A Mayo Clinic study has shown evidence linking the biology of aging with idiopathic pulmonary fibrosis (IPF). Researchers believe that these findings, which appear today in Nature Communications, are the next step toward a possible therapy for individuals suffering from IPF.
“Idiopathic pulmonary fibrosis is a poorly understood disease, and its effects are devastating,” says Nathan LeBrasseur, Ph.D., director, Healthy Aging and Independent Living program, Mayo Clinic Robert and Arlene Kogod Center on Aging and senior author of this study. “Individuals with idiopathic pulmonary fibrosis express difficulty completing routine activities. There are currently no effective treatment options, and the disease leads to a dramatic decrease in health span and life span, with life expectancy after diagnosis between three to five years.”
Dr. LeBrasseur and his team, which included experts across several departments at Mayo Clinic, as well as Newcastle University Institute for Ageing and The Scripps Research Institute, studied the lung tissue of healthy individuals and of persons with mild, moderate and severe IPF. The tissue samples were made available from the Lung Tissue Research Consortium, a resource program of the National Heart, Lung, and Blood Institute, part of the National Institutes of Health (NIH). Researchers found that the markers of cellular senescence, a process triggered by damage to cells and linked to aging, were higher in individuals with idiopathic pulmonary fibrosis, and senescent cell burden increased with the progression of the disease. Then, they demonstrated that factors secreted by senescent cells could drive inflammation and aberrant tissue remodeling and fibrosis, which are hallmarks of idiopathic pulmonary fibrosis.
“We discovered that senescent cells, which accumulate in the IPF lung, are a viable source of multiple factors that drive fibrotic activation,” explains Marissa Schafer, PhD, a postdoctoral fellow in Dr. LeBrasseur’s lab and lead author of the study.
According to Dr. LeBrasseur, the findings represent a conceptual shift in the way they think about idiopathic pulmonary fibrosis. “Up to this point, research efforts have largely focused on understanding the unique elements that contribute to IPF. Here, we are considering whether the biology of aging is accelerated in this aggressive disease. What we’ve found is that senescent cells are prevalent, secreting toxic molecules that affect healthy cells in that environment and are essentially promoting tissue fibrosis.”

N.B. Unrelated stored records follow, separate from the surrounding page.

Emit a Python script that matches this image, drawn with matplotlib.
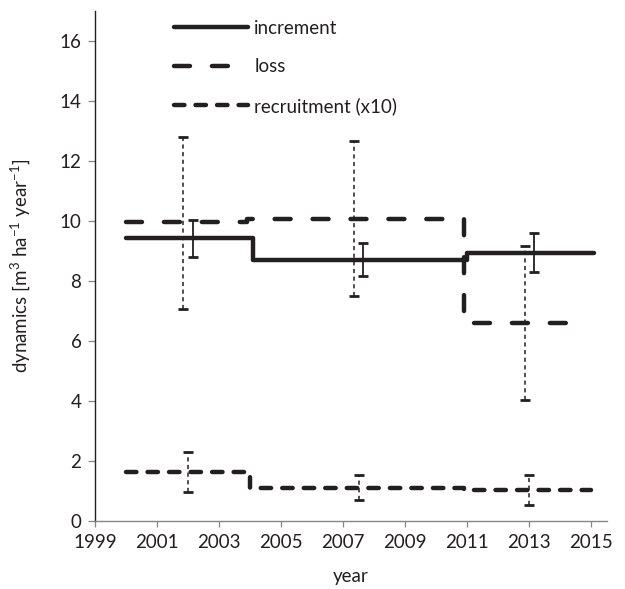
import numpy as np
import matplotlib
matplotlib.use("Agg")
import matplotlib.pyplot as plt

plt.rcParams['font.family'] = ['Lato', 'DejaVu Sans']
plt.rcParams['lines.scale_dashes'] = False
plt.rcParams['mathtext.fontset'] = 'custom'
plt.rcParams['mathtext.rm'] = 'Lato'

INK = '#231f20'
AXIS_GREY = '#868686'
FS = 13.5

# Period boundaries (years) and mean values of each series
inc_edges = [2000.0, 2004.1, 2011.0, 2015.1]
inc_vals = [9.42, 8.70, 8.94]
loss_edges = [2000.0, 2003.9, 2010.9, 2014.3]
loss_vals = [9.97, 10.08, 6.61]
rec_edges = [2000.0, 2004.0, 2010.9, 2015.0]
rec_vals = [1.64, 1.11, 1.03]

# Period midpoints and standard errors
err_years = [2002.0, 2007.5, 2013.0]
inc_err = [0.62, 0.55, 0.65]
loss_err_mid = [9.94, 10.08, 6.61]
loss_err = [2.87, 2.58, 2.57]
rec_err = [0.67, 0.41, 0.50]

x_ticks = [1999, 2001, 2003, 2005, 2007, 2009, 2011, 2013, 2015]
y_ticks = [0, 2, 4, 6, 8, 10, 12, 14, 16]


def step_xy(edges, vals):
    edges = np.asarray(edges, dtype=float)
    vals = np.asarray(vals, dtype=float)
    xs = np.repeat(edges, 2)[1:-1]
    ys = np.repeat(vals, 2)
    return xs, ys


fig = plt.figure(figsize=(6.25, 5.89), dpi=100)
ax = fig.add_axes([0.152, 0.1154, 0.819, 0.866])

lw = 3.2
x, y = step_xy(inc_edges, inc_vals)
ax.plot(x, y, color=INK, lw=lw, solid_capstyle='round', solid_joinstyle='round',
        label='increment', zorder=3)
x, y = step_xy(loss_edges, loss_vals)
ax.plot(x, y, color=INK, lw=lw, linestyle=(0, (11.5, 15.8)), dash_capstyle='round',
        dash_joinstyle='round', label='loss', zorder=3)
x, y = step_xy(rec_edges, rec_vals)
ax.plot(x, y, color=INK, lw=lw, linestyle=(0, (7.5, 8.0)), dash_capstyle='round',
        dash_joinstyle='round', label='recruitment (x10)', zorder=3)

# error bars: loss left, recruitment centred, increment right of the midpoint
ex = np.asarray(err_years)
eb = ax.errorbar(ex - 0.15, loss_err_mid, yerr=loss_err, fmt='none', ecolor=INK,
                 elinewidth=1.1, capsize=3.8, capthick=2.0, zorder=4)
eb[2][0].set_linestyle((0, (3.0, 2.5)))
eb = ax.errorbar(ex, rec_vals, yerr=rec_err, fmt='none', ecolor=INK,
                 elinewidth=1.1, capsize=3.8, capthick=2.0, zorder=4)
eb[2][0].set_linestyle((0, (3.0, 2.5)))
ax.errorbar(ex + 0.15, inc_vals, yerr=inc_err, fmt='none', ecolor=INK,
            elinewidth=1.3, capsize=3.8, capthick=2.0, zorder=4)

ax.set_xlim(1999, 2015.5)
ax.set_ylim(0, 17)
ax.set_xticks(x_ticks)
ax.set_yticks(y_ticks)
ax.tick_params(axis='both', labelsize=FS, colors=AXIS_GREY, labelcolor=INK)
ax.tick_params(axis='y', length=4.8, width=0.9, pad=5)
ax.tick_params(axis='x', length=4.5, width=0.9, pad=5)

for side in ('top', 'right'):
    ax.spines[side].set_visible(False)
ax.spines['left'].set_color(INK)
ax.spines['left'].set_linewidth(1.0)
ax.spines['bottom'].set_color(AXIS_GREY)
ax.spines['bottom'].set_linewidth(1.0)

ax.set_xlabel('year', fontsize=FS, color=INK, labelpad=12)
ax.set_ylabel(r'dynamics [m$^{3}$ ha$^{-1}$ year$^{-1}$]', fontsize=FS, color=INK,
              labelpad=19)

ax.legend(loc='upper left', bbox_to_anchor=(0.155, 0.983), frameon=False,
          fontsize=FS, handlelength=3.95, handletextpad=0.32, labelspacing=1.16,
          borderpad=0, borderaxespad=0, labelcolor=INK)

fig.savefig('out.png', dpi=100)
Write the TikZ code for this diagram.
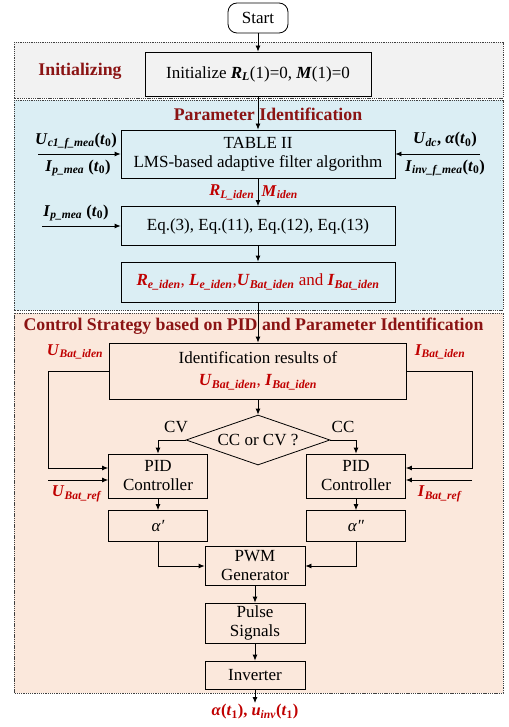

Equipped with the findings from their studies of human lung tissue, researchers then replicated the process in mice. They found that, much like in humans, mice with clinical features of IPF also demonstrated increased amounts of senescent cells. Researchers used a genetic model programmed to make senescent cells self-destruct and a drug combination of dasatinib and quercetin which, in previous studies conducted by Mayo Clinic, was shown to eliminate senescent cells. Results showed that clearing senescent cells from unhealthy mice improved measures of lung function and physical health, such as exercise capacity on a treadmill.
While further research is needed, Drs. LeBrasseur and Schafer hope that targeting senescent cells could be a viable treatment option for individuals who suffer from idiopathic pulmonary fibrosis.
“Previous work from the Center on Aging has shown in a number of models how senescent cells contribute to aging and aging-related conditions,” says Dr. LeBrasseur. “We are exploring whether senolytic drugs, or drugs that can selectively kill senescent cells, can be used for the treatment of aging-associated conditions, including idiopathic pulmonary fibrosis. More research is needed to validate this, and our goal is to move quickly from discovery to translation to application, and, ultimately, meet the unmet needs of our patients.”